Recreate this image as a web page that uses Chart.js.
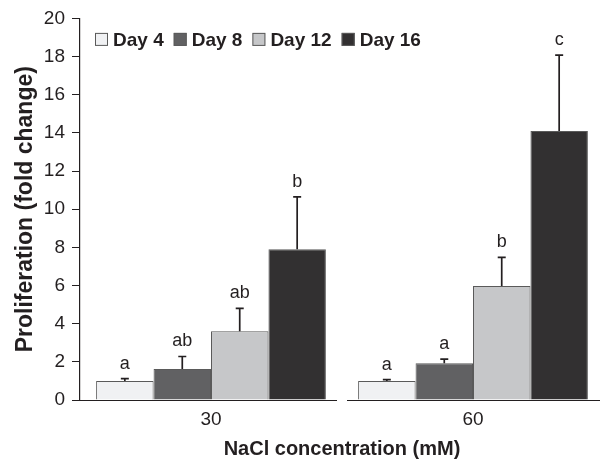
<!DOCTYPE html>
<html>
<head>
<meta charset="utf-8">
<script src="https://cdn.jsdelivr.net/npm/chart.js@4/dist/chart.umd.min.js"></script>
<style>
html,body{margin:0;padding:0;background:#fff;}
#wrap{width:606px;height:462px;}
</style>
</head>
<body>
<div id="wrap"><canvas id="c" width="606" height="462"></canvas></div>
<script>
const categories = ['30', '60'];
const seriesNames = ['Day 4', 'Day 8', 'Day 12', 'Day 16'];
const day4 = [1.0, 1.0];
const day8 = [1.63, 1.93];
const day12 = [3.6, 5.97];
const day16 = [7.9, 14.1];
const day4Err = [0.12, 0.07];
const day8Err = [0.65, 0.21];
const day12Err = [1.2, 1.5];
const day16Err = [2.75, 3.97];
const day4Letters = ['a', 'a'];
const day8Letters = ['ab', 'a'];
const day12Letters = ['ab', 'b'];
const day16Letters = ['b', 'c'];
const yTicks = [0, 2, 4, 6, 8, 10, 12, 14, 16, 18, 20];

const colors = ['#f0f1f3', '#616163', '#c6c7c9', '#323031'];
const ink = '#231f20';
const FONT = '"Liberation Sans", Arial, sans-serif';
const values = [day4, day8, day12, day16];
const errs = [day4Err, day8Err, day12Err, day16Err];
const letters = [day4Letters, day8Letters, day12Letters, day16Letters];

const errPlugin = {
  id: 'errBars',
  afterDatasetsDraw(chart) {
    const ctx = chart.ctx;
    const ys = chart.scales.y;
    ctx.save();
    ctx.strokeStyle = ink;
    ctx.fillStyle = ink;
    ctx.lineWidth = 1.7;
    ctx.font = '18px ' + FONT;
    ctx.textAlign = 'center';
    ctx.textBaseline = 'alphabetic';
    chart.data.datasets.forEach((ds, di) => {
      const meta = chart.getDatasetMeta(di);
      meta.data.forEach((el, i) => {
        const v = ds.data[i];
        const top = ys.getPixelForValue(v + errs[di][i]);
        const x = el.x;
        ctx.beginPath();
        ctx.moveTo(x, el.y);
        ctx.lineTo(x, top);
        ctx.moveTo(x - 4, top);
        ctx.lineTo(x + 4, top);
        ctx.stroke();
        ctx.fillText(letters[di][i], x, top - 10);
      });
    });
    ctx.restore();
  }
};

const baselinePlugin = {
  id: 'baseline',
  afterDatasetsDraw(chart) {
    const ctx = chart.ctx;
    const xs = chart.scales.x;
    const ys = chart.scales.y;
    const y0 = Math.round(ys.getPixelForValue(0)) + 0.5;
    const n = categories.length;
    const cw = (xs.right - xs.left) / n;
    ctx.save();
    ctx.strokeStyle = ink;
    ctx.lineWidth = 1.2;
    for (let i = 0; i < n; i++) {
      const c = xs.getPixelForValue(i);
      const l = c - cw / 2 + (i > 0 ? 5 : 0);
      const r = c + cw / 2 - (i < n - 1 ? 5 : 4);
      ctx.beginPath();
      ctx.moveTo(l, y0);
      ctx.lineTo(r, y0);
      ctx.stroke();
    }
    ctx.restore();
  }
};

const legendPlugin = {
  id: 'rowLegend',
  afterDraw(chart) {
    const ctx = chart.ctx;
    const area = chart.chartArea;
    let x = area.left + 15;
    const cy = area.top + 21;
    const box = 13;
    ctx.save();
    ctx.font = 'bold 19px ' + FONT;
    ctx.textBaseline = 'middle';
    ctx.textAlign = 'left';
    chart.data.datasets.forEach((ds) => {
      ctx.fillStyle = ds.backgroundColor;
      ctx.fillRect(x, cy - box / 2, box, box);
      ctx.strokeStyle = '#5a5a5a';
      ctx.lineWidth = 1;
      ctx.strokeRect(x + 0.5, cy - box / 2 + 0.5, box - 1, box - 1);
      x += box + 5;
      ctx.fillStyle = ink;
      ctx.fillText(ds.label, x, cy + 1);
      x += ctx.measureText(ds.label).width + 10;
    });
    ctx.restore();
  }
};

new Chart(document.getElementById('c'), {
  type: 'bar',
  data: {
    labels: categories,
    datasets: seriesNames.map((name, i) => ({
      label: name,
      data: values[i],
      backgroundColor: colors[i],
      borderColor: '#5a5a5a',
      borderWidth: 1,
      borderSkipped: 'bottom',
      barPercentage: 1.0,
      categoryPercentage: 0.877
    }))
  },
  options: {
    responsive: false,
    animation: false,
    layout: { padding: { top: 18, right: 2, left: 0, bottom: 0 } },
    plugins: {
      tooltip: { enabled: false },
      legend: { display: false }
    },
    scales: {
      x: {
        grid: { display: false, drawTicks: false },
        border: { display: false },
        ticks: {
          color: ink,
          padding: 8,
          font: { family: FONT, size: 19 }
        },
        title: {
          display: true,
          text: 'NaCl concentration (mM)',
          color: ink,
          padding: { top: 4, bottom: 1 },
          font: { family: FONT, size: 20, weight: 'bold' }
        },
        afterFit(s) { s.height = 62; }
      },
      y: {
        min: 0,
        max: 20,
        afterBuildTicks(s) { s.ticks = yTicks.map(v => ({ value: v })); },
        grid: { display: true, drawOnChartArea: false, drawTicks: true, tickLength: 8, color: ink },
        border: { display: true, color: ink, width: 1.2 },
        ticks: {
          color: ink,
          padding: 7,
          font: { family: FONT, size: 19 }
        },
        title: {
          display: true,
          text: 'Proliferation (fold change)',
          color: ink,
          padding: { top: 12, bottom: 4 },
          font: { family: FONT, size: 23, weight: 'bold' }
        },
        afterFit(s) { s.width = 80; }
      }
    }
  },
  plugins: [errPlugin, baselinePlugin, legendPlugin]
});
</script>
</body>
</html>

================================

### SHORT PROBLEM
In your copy of the listing above, reproduce each line exactly and omit all pictures.

### TASK ANSWER
Recreate this image as a web page that uses Chart.js.
<!DOCTYPE html>
<html>
<head>
<meta charset="utf-8">
<script src="https://cdn.jsdelivr.net/npm/chart.js@4/dist/chart.umd.min.js"></script>
<style>
html,body{margin:0;padding:0;background:#fff;}
#wrap{width:606px;height:462px;}
</style>
</head>
<body>
<div id="wrap"><canvas id="c" width="606" height="462"></canvas></div>
<script>
const categories = ['30', '60'];
const seriesNames = ['Day 4', 'Day 8', 'Day 12', 'Day 16'];
const day4 = [1.0, 1.0];
const day8 = [1.63, 1.93];
const day12 = [3.6, 5.97];
const day16 = [7.9, 14.1];
const day4Err = [0.12, 0.07];
const day8Err = [0.65, 0.21];
const day12Err = [1.2, 1.5];
const day16Err = [2.75, 3.97];
const day4Letters = ['a', 'a'];
const day8Letters = ['ab', 'a'];
const day12Letters = ['ab', 'b'];
const day16Letters = ['b', 'c'];
const yTicks = [0, 2, 4, 6, 8, 10, 12, 14, 16, 18, 20];

const colors = ['#f0f1f3', '#616163', '#c6c7c9', '#323031'];
const ink = '#231f20';
const FONT = '"Liberation Sans", Arial, sans-serif';
const values = [day4, day8, day12, day16];
const errs = [day4Err, day8Err, day12Err, day16Err];
const letters = [day4Letters, day8Letters, day12Letters, day16Letters];

const errPlugin = {
  id: 'errBars',
  afterDatasetsDraw(chart) {
    const ctx = chart.ctx;
    const ys = chart.scales.y;
    ctx.save();
    ctx.strokeStyle = ink;
    ctx.fillStyle = ink;
    ctx.lineWidth = 1.7;
    ctx.font = '18px ' + FONT;
    ctx.textAlign = 'center';
    ctx.textBaseline = 'alphabetic';
    chart.data.datasets.forEach((ds, di) => {
      const meta = chart.getDatasetMeta(di);
      meta.data.forEach((el, i) => {
        const v = ds.data[i];
        const top = ys.getPixelForValue(v + errs[di][i]);
        const x = el.x;
        ctx.beginPath();
        ctx.moveTo(x, el.y);
        ctx.lineTo(x, top);
        ctx.moveTo(x - 4, top);
        ctx.lineTo(x + 4, top);
        ctx.stroke();
        ctx.fillText(letters[di][i], x, top - 10);
      });
    });
    ctx.restore();
  }
};

const baselinePlugin = {
  id: 'baseline',
  afterDatasetsDraw(chart) {
    const ctx = chart.ctx;
    const xs = chart.scales.x;
    const ys = chart.scales.y;
    const y0 = Math.round(ys.getPixelForValue(0)) + 0.5;
    const n = categories.length;
    const cw = (xs.right - xs.left) / n;
    ctx.save();
    ctx.strokeStyle = ink;
    ctx.lineWidth = 1.2;
    for (let i = 0; i < n; i++) {
      const c = xs.getPixelForValue(i);
      const l = c - cw / 2 + (i > 0 ? 5 : 0);
      const r = c + cw / 2 - (i < n - 1 ? 5 : 4);
      ctx.beginPath();
      ctx.moveTo(l, y0);
      ctx.lineTo(r, y0);
      ctx.stroke();
    }
    ctx.restore();
  }
};

const legendPlugin = {
  id: 'rowLegend',
  afterDraw(chart) {
    const ctx = chart.ctx;
    const area = chart.chartArea;
    let x = area.left + 15;
    const cy = area.top + 21;
    const box = 13;
    ctx.save();
    ctx.font = 'bold 19px ' + FONT;
    ctx.textBaseline = 'middle';
    ctx.textAlign = 'left';
    chart.data.datasets.forEach((ds) => {
      ctx.fillStyle = ds.backgroundColor;
      ctx.fillRect(x, cy - box / 2, box, box);
      ctx.strokeStyle = '#5a5a5a';
      ctx.lineWidth = 1;
      ctx.strokeRect(x + 0.5, cy - box / 2 + 0.5, box - 1, box - 1);
      x += box + 5;
      ctx.fillStyle = ink;
      ctx.fillText(ds.label, x, cy + 1);
      x += ctx.measureText(ds.label).width + 10;
    });
    ctx.restore();
  }
};

new Chart(document.getElementById('c'), {
  type: 'bar',
  data: {
    labels: categories,
    datasets: seriesNames.map((name, i) => ({
      label: name,
      data: values[i],
      backgroundColor: colors[i],
      borderColor: '#5a5a5a',
      borderWidth: 1,
      borderSkipped: 'bottom',
      barPercentage: 1.0,
      categoryPercentage: 0.877
    }))
  },
  options: {
    responsive: false,
    animation: false,
    layout: { padding: { top: 18, right: 2, left: 0, bottom: 0 } },
    plugins: {
      tooltip: { enabled: false },
      legend: { display: false }
    },
    scales: {
      x: {
        grid: { display: false, drawTicks: false },
        border: { display: false },
        ticks: {
          color: ink,
          padding: 8,
          font: { family: FONT, size: 19 }
        },
        title: {
          display: true,
          text: 'NaCl concentration (mM)',
          color: ink,
          padding: { top: 4, bottom: 1 },
          font: { family: FONT, size: 20, weight: 'bold' }
        },
        afterFit(s) { s.height = 62; }
      },
      y: {
        min: 0,
        max: 20,
        afterBuildTicks(s) { s.ticks = yTicks.map(v => ({ value: v })); },
        grid: { display: true, drawOnChartArea: false, drawTicks: true, tickLength: 8, color: ink },
        border: { display: true, color: ink, width: 1.2 },
        ticks: {
          color: ink,
          padding: 7,
          font: { family: FONT, size: 19 }
        },
        title: {
          display: true,
          text: 'Proliferation (fold change)',
          color: ink,
          padding: { top: 12, bottom: 4 },
          font: { family: FONT, size: 23, weight: 'bold' }
        },
        afterFit(s) { s.width = 80; }
      }
    }
  },
  plugins: [errPlugin, baselinePlugin, legendPlugin]
});
</script>
</body>
</html>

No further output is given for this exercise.